When Lieutenant Alex Delillo picks up, the connection is crackly, but a faintly familiar voice keeps her from hanging up. "I saw a boy on a bicycle vanish in a flash of light", the caller says cryptically, sending her off on a trail that leads all the way from California's Death Valley to Iraq.
As a heroine, Delillo is gutsy as they come, but she also has a soulful quality, permitting some light philosophising on fate and the nature of violence. A 49-year-old veteran of two previous novels, she begins this latest in a depressive rut.
The mysterious telephone call hauls her out of it but sends her rebounding into deep trouble. The caller turns out to be Jack Salem, a former LAPD cop who signed up to go to Iraq with a group of former mercenaries, now restyled as a private security firm training Iraqi policemen.
Just before he is due to return to the US, Salem goes missing. Investigating, Delillo ends up dealing with men traumatised by their time in Iraq.

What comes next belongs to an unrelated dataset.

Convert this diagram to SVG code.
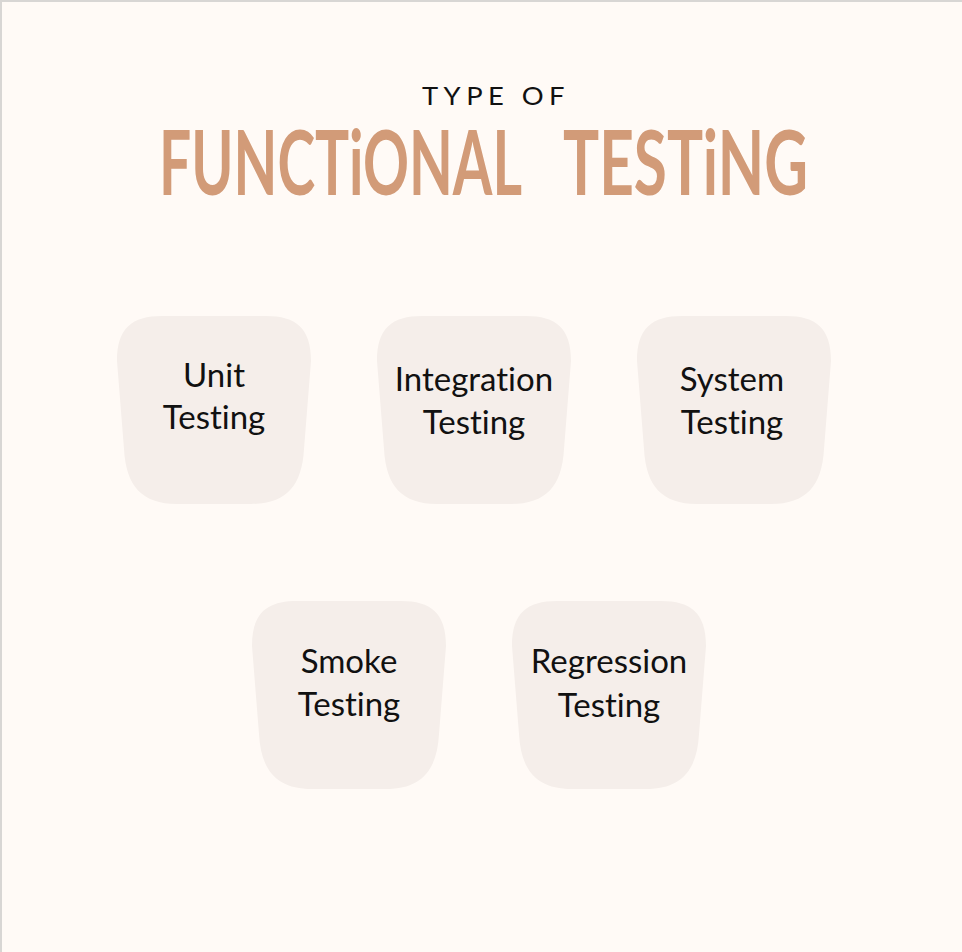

Fusing gritty action with a critique of the American government's role in Iraq, the novel conjures up a conspiracy theory in which Delillo can trust no one, least of all her colleagues.
Confessions of an Ugly Stepsister
Gregory Maguire
Headline Review
Dh54
There are two sides to every story - even a fairy tale. So insists bestselling author Gregory Maguire in the latest of his ingenious retellings. Having previously freed Snow White to explore Renaissance Italy and created a Wizard of Oz for grown-ups, he is back to tackle the tale of Cinderella, the beautiful child squeezed out of the nest by her two cuckoo-like stepsisters and condemned to a life of drudgery - until her fairy godmother intervenes. But what became of that homely duo once their sibling was whisked off to enjoy fame and fortune? And were Cinderella's looks quite such a blessing, or did they come with their own curses?

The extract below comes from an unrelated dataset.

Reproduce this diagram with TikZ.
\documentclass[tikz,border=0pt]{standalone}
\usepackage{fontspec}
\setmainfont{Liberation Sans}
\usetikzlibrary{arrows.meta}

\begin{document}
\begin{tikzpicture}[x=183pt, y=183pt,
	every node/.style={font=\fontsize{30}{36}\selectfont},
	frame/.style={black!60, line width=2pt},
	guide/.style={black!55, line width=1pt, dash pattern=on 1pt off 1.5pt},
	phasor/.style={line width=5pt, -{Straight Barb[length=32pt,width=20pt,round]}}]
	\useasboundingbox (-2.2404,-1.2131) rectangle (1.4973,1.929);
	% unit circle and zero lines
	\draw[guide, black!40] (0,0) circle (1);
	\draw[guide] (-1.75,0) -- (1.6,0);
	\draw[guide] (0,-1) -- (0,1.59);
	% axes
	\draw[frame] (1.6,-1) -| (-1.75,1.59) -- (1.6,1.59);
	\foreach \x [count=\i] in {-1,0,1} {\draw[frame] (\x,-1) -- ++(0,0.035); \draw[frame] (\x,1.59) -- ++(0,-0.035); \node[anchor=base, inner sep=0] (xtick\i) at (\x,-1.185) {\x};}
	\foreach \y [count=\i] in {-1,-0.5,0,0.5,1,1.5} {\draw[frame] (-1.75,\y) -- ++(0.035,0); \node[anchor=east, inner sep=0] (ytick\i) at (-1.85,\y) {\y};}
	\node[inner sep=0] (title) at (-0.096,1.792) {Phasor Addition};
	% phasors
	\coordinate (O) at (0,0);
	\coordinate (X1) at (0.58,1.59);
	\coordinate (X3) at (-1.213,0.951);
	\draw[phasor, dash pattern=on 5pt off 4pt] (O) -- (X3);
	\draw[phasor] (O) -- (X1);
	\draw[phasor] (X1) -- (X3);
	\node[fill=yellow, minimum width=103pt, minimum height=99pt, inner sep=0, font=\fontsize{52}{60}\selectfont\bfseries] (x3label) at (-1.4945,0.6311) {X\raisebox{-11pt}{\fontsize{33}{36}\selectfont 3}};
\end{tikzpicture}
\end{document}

Maguire sets his version of the classic yarn against a backdrop of 17th-century Holland, where two stodgy sisters, simple Ruth and smart Iris, arrive from England. Their steely mama inveigles her way into the home of a wealthy merchant with an ethereally beautiful daughter named Clara. Needless to say, when the merchant's wife dies, everything changes.
Oftentimes, the old stories really are the best, especially with a few deft contemporary nips and tucks. Maguire manages to insert plenty of nimble asides, going around as well as beyond the original to draw out themes of betrayal and deception.
Beechcombings: The Narratives of Trees
Richard Mabey
Vintage
Dh60
We expect a certain lush lyricism from our nature writers, but Richard Mabey also infuses his prose with droll, incisive musings on cultural and natural history.
Beechcombings begins with a reminder of the chaos and arboreal carnage caused by the Great Storm that battered north-west Europe in October 1987, toppling 15 million trees in Britain alone and uprooting many of our long-held ideas about them. This narrative shapes his meditation on the history of trees as everything from investments to political icons, from artist's ideal to climatologist's warning. Mabey's favorite tree, and the focus of his book, is the beech. Beeches, he writes, "are sinuous and shape-shifting creatures", they are "unpredictable, possessive and prone to catastrophe". They have also become something of a personal emblem for him. It was in the beechwoods of England's Chiltern Hills that he was born and raised, and today, transplanted to the wilds of East Anglia, a beech tree is the first he sees on waking each morning.
Strung together from a series of intricately connected essays, the book progresses in a roughly chronological direction, without any of the rigidity that implies. This deeply personal study manages to be thrillingly informative while preserving some of the beech's ancient and compelling mystery.